La mostra Milano e la mala a palazzo Morando è un’occasione sprecata: monca di mezzo secolo, con documenti fotografici scarsi e già visti, testi troppo lunghi e poco esaustivi, superficialità e carenze nella contestualizzazione storica.
La mostra-racconto “Milano e la Mala” parte dall’immediato dopoguerra (smentendo il sottotitolo “dalla rapina di via Osoppo”) e si ferma all’inizio degli Anni di Piombo, non rendendo giustizia alla vera epoca della mala di Milano, così come è tramandata dalla tradizione popolare milanese, che nasce a fine ‘800 e ha la caratteristica unica di essere indipendente dalle grandi organizzazioni criminali.
Quello della ligéra era un mondo a sé, popolato da poveri cristi di origine rurale o proletaria, che vivono di furtarelli, piccole truffe, espedienti e prostituzione, molto solidali tra loro, con un codice di comportamento condiviso e una vena romantica che si evidenzia negli anni del fascismo, quando la mala milanese spesso di mescola con la Resistenza, a cui partecipa attivamente (emblematica la canzone “Ma mì” di Giorgio Strehler).
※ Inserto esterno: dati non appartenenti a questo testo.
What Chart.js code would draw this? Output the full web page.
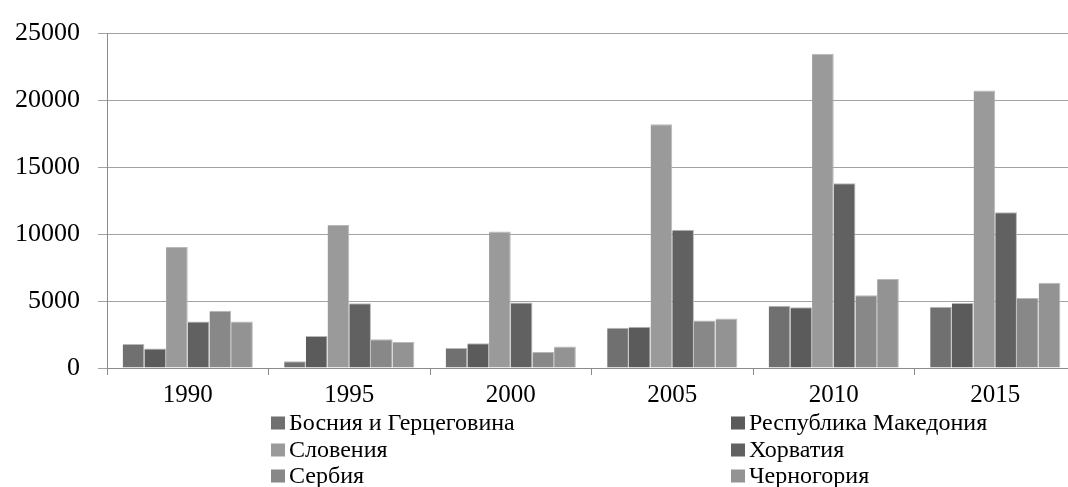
<!DOCTYPE html>
<html>
<head>
<meta charset="utf-8">
<script src="https://cdn.jsdelivr.net/npm/chart.js@4/dist/chart.umd.min.js"></script>
<style>
  html, body { margin: 0; padding: 0; background: #fff; overflow: hidden; }
  #wrap { width: 1076px; height: 487px; }
</style>
</head>
<body>
<div id="wrap"><canvas id="chart" width="1076" height="487"></canvas></div>
<script>
// years on the x axis
var years = ['1990', '1995', '2000', '2005', '2010', '2015'];

// series values
var bosnia     = [1800,  500, 1500,  3000,  4650,  4570];
var macedonia  = [1450, 2400, 1850,  3080,  4550,  4860];
var slovenia   = [9050, 10700, 10200, 18220, 23500, 20740];
var croatia    = [3480, 4850, 4900, 10340, 13820, 11640];
var serbia     = [4280, 2150, 1200,  3560,  5440,  5230];
var montenegro = [3480, 1950, 1600,  3700,  6650,  6370];

var seriesNames = ['Босния и Герцеговина', 'Республика Македония', 'Словения',
                   'Хорватия', 'Сербия', 'Черногория'];
var seriesColors = ['#707070', '#5b5b5b', '#9a9a9a', '#616161', '#888888', '#939393'];
var yTicks = [0, 5000, 10000, 15000, 20000, 25000];

var serif = '"Liberation Serif", "Times New Roman", serif';

// two-column legend under the axis
var gridLegend = {
    id: 'gridLegend',
    afterDraw: function (chart) {
        var ctx = chart.ctx;
        var colX = [271, 731];
        var rowY = [423, 450, 476];
        ctx.save();
        ctx.font = '24px ' + serif;
        ctx.textBaseline = 'middle';
        ctx.textAlign = 'left';
        chart.data.datasets.forEach(function (ds, i) {
            var x = colX[i % 2];
            var y = rowY[Math.floor(i / 2)];
            ctx.fillStyle = ds.backgroundColor;
            ctx.fillRect(x, y - 6.5, 14, 13);
            ctx.fillStyle = '#000';
            ctx.fillText(ds.label, x + 18, y + 1);
        });
        ctx.restore();
    }
};

var values = [bosnia, macedonia, slovenia, croatia, serbia, montenegro];
var datasets = values.map(function (arr, i) {
    return {
        label: seriesNames[i],
        data: arr,
        backgroundColor: seriesColors[i],
        borderColor: '#b8b8b8',
        borderWidth: { top: 1, right: 1, left: 0, bottom: 0 },
        borderSkipped: 'bottom',
        categoryPercentage: 0.806,
        barPercentage: 1
    };
});

new Chart(document.getElementById('chart').getContext('2d'), {
    type: 'bar',
    data: { labels: years, datasets: datasets },
    options: {
        responsive: false,
        animation: false,
        layout: { padding: { top: 23, right: 0, left: 0, bottom: 0 } },
        plugins: {
            legend: { display: false },
            tooltip: { enabled: false }
        },
        scales: {
            x: {
                grid: {
                    display: true,
                    drawOnChartArea: false,
                    offset: true,
                    tickLength: 7,
                    color: '#8c8c8c'
                },
                border: { color: '#8c8c8c' },
                ticks: {
                    padding: 5,
                    color: '#000',
                    font: { family: serif, size: 25 }
                },
                afterFit: function (scale) { scale.height = 119; }
            },
            y: {
                min: 0,
                max: 25000,
                afterBuildTicks: function (scale) {
                    scale.ticks = yTicks.map(function (v) { return { value: v }; });
                },
                grid: { color: '#a3a3a3', tickLength: 9 },
                border: { color: '#8c8c8c' },
                ticks: {
                    padding: 18,
                    color: '#000',
                    font: { family: serif, size: 26 },
                    callback: function (v) { return String(v); }
                },
                afterFit: function (scale) { scale.width = 107; }
            }
        }
    },
    plugins: [gridLegend]
});
</script>
</body>
</html>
Il problema è duplice: (1) c’è un mezzo secolo precedente alla fine della guerra che viene completamente trascurato e (2) la narrazione accomuna erroneamente la ligéra alla degenerazione criminale e mafiosa degli anni ’70, assimilando senza distinguo i malnatt di via Fiori Chiari e dell’Isola ai criminali veri legati alle cosche mafiose. Personaggi come Luciano Liggio e Angelo Epaminonda – socialmente estranei alla mala milanese milanese – sono raccontati senza sottolinearne il significato storico: la fine della ligéra con l’invasione delle cosche mafiose a Milano.
Non mancano i difetti narrativi: molto fastidiose la frammentazione delle storie, la superficialità dei testi e la mancanza di informazioni in alcune sezioni. Qua e là la comprensione dei fatti narrati è difficile, per esempio nelle sale dedicate alla banda di via Osoppo e alla banda Cavallero, dove manca del tutto la riflessione sul significato storico e sociale di quegli avvenimenti.
Per la pochezza degli oggetti in mostra (due o tre divise e qualche arma da fuoco) e l’ampiezza dei testi in relazione al materiale fotografico (peraltro non inedito e facilmente reperibile online), questo lavoro – opportunamente arricchito, organizzato e contestualizzato storicamente – sarebbe a proprio suo agio in un libro di buon formato, corredato da un supporto multimediale che offra una selezione del magnifico patrimonio artistico sulla mala milanese.
In estrema sintesi: tema interessantissimo e buona idea, ma la briscola è stata giocata male.
PS: anche la storia del glorioso Derby Club, totalmente fuori contesto e raccontato come un locale malfamato, è una stortura storica del tutto arbitraria parecchio fastidiosa.